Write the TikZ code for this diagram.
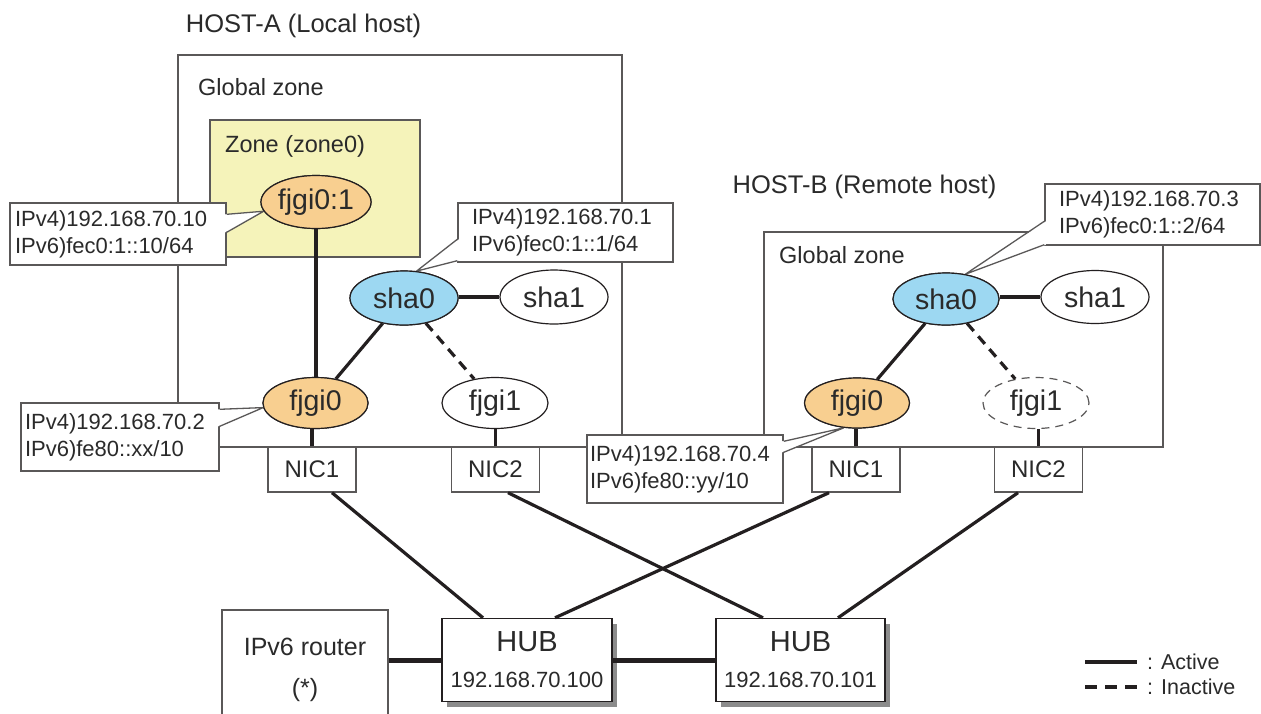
\documentclass[tikz,border=0pt]{standalone}
\usepackage{fontspec}
\setmainfont{Liberation Sans}
\usetikzlibrary{calc,shapes.geometric,shadows}
\definecolor{ink}{HTML}{231F20}
\definecolor{txt}{HTML}{2A2A2A}
\definecolor{boxline}{HTML}{5A5858}
\definecolor{zonefill}{HTML}{F5F3BA}
\definecolor{orangefill}{HTML}{F8CF90}
\definecolor{bluefill}{HTML}{9DD8F2}
\definecolor{shadowgray}{HTML}{8C8C8C}
\newcommand{\fsz}[1]{\fontsize{#1}{#1}\selectfont}
\begin{document}
\begin{tikzpicture}[x=1pt,y=-1pt,
  every node/.style={text=txt},
  hostframe/.style={rectangle, draw=boxline, line width=1.4pt, inner sep=0pt},
  lbl/.style={inner sep=0pt, font=\fsz{23.5}},
  hosttitle/.style={inner sep=0pt, font=\fsz{25.5}},
  ifc/.style={ellipse, draw=ink, line width=1.2pt, inner sep=0pt, font=\fsz{28.5}},
  calloutbox/.style={rectangle, draw=boxline, line width=1.4pt, fill=white, align=left, font=\fontsize{22}{27}\selectfont, inner ysep=0pt},
  nicbox/.style={rectangle, draw=boxline, line width=1.4pt, fill=white, inner sep=0pt, minimum width=88pt, minimum height=45pt, font=\fsz{24}},
  hubbox/.style={rectangle, draw=ink, line width=1.4pt, fill=white, inner sep=0pt, minimum height=83pt, align=center, font=\fontsize{22}{36}\selectfont, drop shadow={shadow xshift=5pt, shadow yshift=-5pt, fill=shadowgray, opacity=1}},
  routerbox/.style={rectangle, draw=boxline, line width=1.4pt, fill=white, inner sep=0pt, minimum width=166pt, minimum height=119pt, align=center, font=\fontsize{25}{41}\selectfont},
  activeline/.style={draw=ink, line width=3.2pt},
  inactiveline/.style={draw=ink, line width=3.2pt, dash pattern=on 10pt off 7pt},
  thickline/.style={draw=ink, line width=5pt},
  wedgeline/.style={draw=boxline, line width=1.3pt, line join=miter},
  legendtext/.style={inner sep=0pt, anchor=west, font=\fsz{21.5}},
]
\useasboundingbox (0,0) rectangle (1261,713);
\clip (0,0) rectangle (1261,713);
\fill[white] (0,0) rectangle (1261,713);

% host frames and zone
\node[hostframe, minimum width=444pt, minimum height=392pt] (hostA) at (400,251) {};
\node[hostframe, minimum width=399pt, minimum height=215pt] (hostB) at (963.5,339.5) {};
\node[hostframe, fill=zonefill, minimum width=210pt, minimum height=137pt] (zone0) at (315,188.5) {};

% labels
\node[hosttitle] (titleA) at (303.5,26) {HOST-A (Local host)};
\node[hosttitle] (titleB) at (864.5,187) {HOST-B (Remote host)};
\node[lbl, anchor=west] (globalA) at (198,87) {Global zone};
\node[lbl, anchor=west] (globalB) at (779,255) {Global zone};
\node[lbl, anchor=west] (zoneLbl) at (225,146) {Zone (zone0)};

% NIC boxes
\node[nicbox] (nicA1) at (312,469.5) {NIC1};
\node[nicbox] (nicA2) at (495.5,469.5) {NIC2};
\node[nicbox] (nicB1) at (856,469.5) {NIC1};
\node[nicbox] (nicB2) at (1038.5,469.5) {NIC2};

% callouts
\node[calloutbox, text width=206pt, inner xsep=5pt, minimum height=62pt] (calA1) at (118,234) {IPv4)192.168.70.10\\IPv6)fec0:1::10/64};
\node[calloutbox, text width=187pt, inner xsep=14pt, minimum height=59pt] (calA2) at (565.5,232.5) {IPv4)192.168.70.1\\IPv6)fec0:1::1/64};
\node[calloutbox, text width=190pt, inner xsep=4pt, minimum height=68pt] (calA3) at (120,437) {IPv4)192.168.70.2\\IPv6)fe80::xx/10};
\node[calloutbox, text width=187pt, inner xsep=14pt, minimum height=61pt] (calB1) at (1152.5,214.5) {IPv4)192.168.70.3\\IPv6)fec0:1::2/64};
\node[calloutbox, text width=190pt, inner xsep=3pt, minimum height=68pt] (calB2) at (685,469) {IPv4)192.168.70.4\\IPv6)fe80::yy/10};

% interfaces
\node[ifc, fill=orangefill, minimum width=110pt, minimum height=53pt] (fjgiA01) at (316,202) {fjgi0:1};
\node[ifc, fill=bluefill, minimum width=108pt, minimum height=54pt] (shaA0) at (404,298) {sha0};
\node[ifc, fill=white, minimum width=108pt, minimum height=54pt] (shaA1) at (554,297) {sha1};
\node[ifc, fill=orangefill, minimum width=105pt, minimum height=51pt] (fjgiA0) at (315.5,403) {fjgi0};
\node[ifc, fill=white, minimum width=106pt, minimum height=51pt] (fjgiA1) at (495,403) {fjgi1};
\node[ifc, fill=bluefill, minimum width=106pt, minimum height=52pt] (shaB0) at (946,299) {sha0};
\node[ifc, fill=white, minimum width=108pt, minimum height=53pt] (shaB1) at (1095,297) {sha1};
\node[ifc, fill=orangefill, minimum width=105pt, minimum height=50pt] (fjgiB0) at (857,403) {fjgi0};
\node[ifc, fill=white, draw=boxline, line width=1.2pt, dash pattern=on 8pt off 6pt, minimum width=106pt, minimum height=51pt] (fjgiB1) at (1036,403) {fjgi1};

% callout wedges
\fill[white] ($(calA1.north east)+(-1.5,12)$) -- (fjgiA01.190) -- ($(calA1.north east)+(-1.5,30)$) -- cycle;
\draw[wedgeline] ($(calA1.north east)+(0,12)$) -- (fjgiA01.190) -- ($(calA1.north east)+(0,30)$);
\fill[white] ($(calA2.north west)+(1.5,37)$) -- (shaA0.65) -- ($(calA2.south west)+(1.5,-2)$) -- cycle;
\draw[wedgeline] ($(calA2.north west)+(0,37)$) -- (shaA0.65) -- ($(calA2.south west)+(0,-2)$);
\fill[white] ($(calA3.north east)+(-1.5,7)$) -- (fjgiA0.185) -- ($(calA3.north east)+(-1.5,24)$) -- cycle;
\draw[wedgeline] ($(calA3.north east)+(0,7)$) -- (fjgiA0.185) -- ($(calA3.north east)+(0,24)$);
\fill[white] ($(calB1.north west)+(1.5,38)$) -- (shaB0.52) -- ($(calB1.south west)+(1.5,-1)$) -- cycle;
\draw[wedgeline] ($(calB1.north west)+(0,38)$) -- (shaB0.52) -- ($(calB1.south west)+(0,-1)$);
\fill[white] ($(calB2.north east)+(-1.5,7)$) -- (fjgiB0.242) -- ($(calB2.north east)+(-1.5,18)$) -- cycle;
\draw[wedgeline] ($(calB2.north east)+(0,7)$) -- (fjgiB0.242) -- ($(calB2.north east)+(0,18)$);

% redraw interfaces on top of wedge tips
\node[ifc, fill=orangefill, minimum width=110pt, minimum height=53pt] (fjgiA01top) at (fjgiA01.center) {fjgi0:1};
\node[ifc, fill=bluefill, minimum width=108pt, minimum height=54pt] (shaA0top) at (shaA0.center) {sha0};
\node[ifc, fill=orangefill, minimum width=105pt, minimum height=51pt] (fjgiA0top) at (fjgiA0.center) {fjgi0};
\node[ifc, fill=bluefill, minimum width=106pt, minimum height=52pt] (shaB0top) at (shaB0.center) {sha0};
\node[ifc, fill=orangefill, minimum width=105pt, minimum height=50pt] (fjgiB0top) at (fjgiB0.center) {fjgi0};

% connectors inside hosts
\draw[activeline] (fjgiA01.south) -- (fjgiA01.south |- fjgiA0.north);
\draw[activeline] (shaA0) -- (fjgiA0);
\draw[inactiveline] (shaA0) -- (fjgiA1);
\draw[activeline] (shaA0.east |- shaA1.west) -- (shaA1.west);
\draw[activeline] (nicA1.north) -- (nicA1.north |- fjgiA0.south);
\draw[activeline] (nicA2.north) -- (nicA2.north |- fjgiA1.south);
\draw[activeline] (shaB0) -- (fjgiB0);
\draw[inactiveline] (shaB0) -- (fjgiB1);
\draw[activeline] (shaB0.east |- shaB1.west) -- (shaB1.west);
\draw[activeline] (nicB1.north) -- (nicB1.north |- fjgiB0.south);
\draw[activeline] (nicB2.north) -- (nicB2.north |- fjgiB1.south);

% hubs and router
\node[routerbox] (router) at (305,669.5) {IPv6 router\\(*)};
\node[hubbox, minimum width=170pt] (hub1) at (527,660) {{\fsz{29}HUB}\\192.168.70.100};
\node[hubbox, minimum width=169pt] (hub2) at (800.5,660) {{\fsz{29}HUB}\\192.168.70.101};

\draw[thickline] (hub1.west -| router.east) -- (hub1.west);
\draw[thickline] (hub1.east) -- (hub2.west);
\draw[activeline] ($(nicA1.south)+(20,0)$) -- ($(hub1.north)+(-44,0)$);
\draw[activeline] ($(nicA2.south)+(12.5,0)$) -- ($(hub2.north)+(-37.5,0)$);
\draw[activeline] ($(nicB1.south)+(-27,0)$) -- ($(hub1.north)+(28,0)$);
\draw[activeline] ($(nicB2.south)+(-20.5,0)$) -- ($(hub2.north)+(37.5,0)$);

% legend
\coordinate (legA1) at (1085,662);
\coordinate (legA2) at (1137,662);
\draw[activeline] (legA1) -- (legA2);
\node[legendtext] (legActive) at (1147,662) {: Active};
\coordinate (legI1) at (1085,687);
\coordinate (legI2) at (1137,687);
\draw[activeline, dash pattern=on 12pt off 8pt] (legI1) -- (legI2);
\node[legendtext] (legInactive) at (1147,687) {: Inactive};
\end{tikzpicture}
\end{document}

----------

STATED EXERCISE: Exactly as written, please give again the lines from the beginning of the listing through the line containing "minimum width=210pt, minimum", inclusive, without any pictures.

CORRECT RESPONSE:
Write the TikZ code for this diagram.
\documentclass[tikz,border=0pt]{standalone}
\usepackage{fontspec}
\setmainfont{Liberation Sans}
\usetikzlibrary{calc,shapes.geometric,shadows}
\definecolor{ink}{HTML}{231F20}
\definecolor{txt}{HTML}{2A2A2A}
\definecolor{boxline}{HTML}{5A5858}
\definecolor{zonefill}{HTML}{F5F3BA}
\definecolor{orangefill}{HTML}{F8CF90}
\definecolor{bluefill}{HTML}{9DD8F2}
\definecolor{shadowgray}{HTML}{8C8C8C}
\newcommand{\fsz}[1]{\fontsize{#1}{#1}\selectfont}
\begin{document}
\begin{tikzpicture}[x=1pt,y=-1pt,
  every node/.style={text=txt},
  hostframe/.style={rectangle, draw=boxline, line width=1.4pt, inner sep=0pt},
  lbl/.style={inner sep=0pt, font=\fsz{23.5}},
  hosttitle/.style={inner sep=0pt, font=\fsz{25.5}},
  ifc/.style={ellipse, draw=ink, line width=1.2pt, inner sep=0pt, font=\fsz{28.5}},
  calloutbox/.style={rectangle, draw=boxline, line width=1.4pt, fill=white, align=left, font=\fontsize{22}{27}\selectfont, inner ysep=0pt},
  nicbox/.style={rectangle, draw=boxline, line width=1.4pt, fill=white, inner sep=0pt, minimum width=88pt, minimum height=45pt, font=\fsz{24}},
  hubbox/.style={rectangle, draw=ink, line width=1.4pt, fill=white, inner sep=0pt, minimum height=83pt, align=center, font=\fontsize{22}{36}\selectfont, drop shadow={shadow xshift=5pt, shadow yshift=-5pt, fill=shadowgray, opacity=1}},
  routerbox/.style={rectangle, draw=boxline, line width=1.4pt, fill=white, inner sep=0pt, minimum width=166pt, minimum height=119pt, align=center, font=\fontsize{25}{41}\selectfont},
  activeline/.style={draw=ink, line width=3.2pt},
  inactiveline/.style={draw=ink, line width=3.2pt, dash pattern=on 10pt off 7pt},
  thickline/.style={draw=ink, line width=5pt},
  wedgeline/.style={draw=boxline, line width=1.3pt, line join=miter},
  legendtext/.style={inner sep=0pt, anchor=west, font=\fsz{21.5}},
]
\useasboundingbox (0,0) rectangle (1261,713);
\clip (0,0) rectangle (1261,713);
\fill[white] (0,0) rectangle (1261,713);

% host frames and zone
\node[hostframe, minimum width=444pt, minimum height=392pt] (hostA) at (400,251) {};
\node[hostframe, minimum width=399pt, minimum height=215pt] (hostB) at (963.5,339.5) {};
\node[hostframe, fill=zonefill, minimum width=210pt, minimum height=137pt] (zone0) at (315,188.5) {};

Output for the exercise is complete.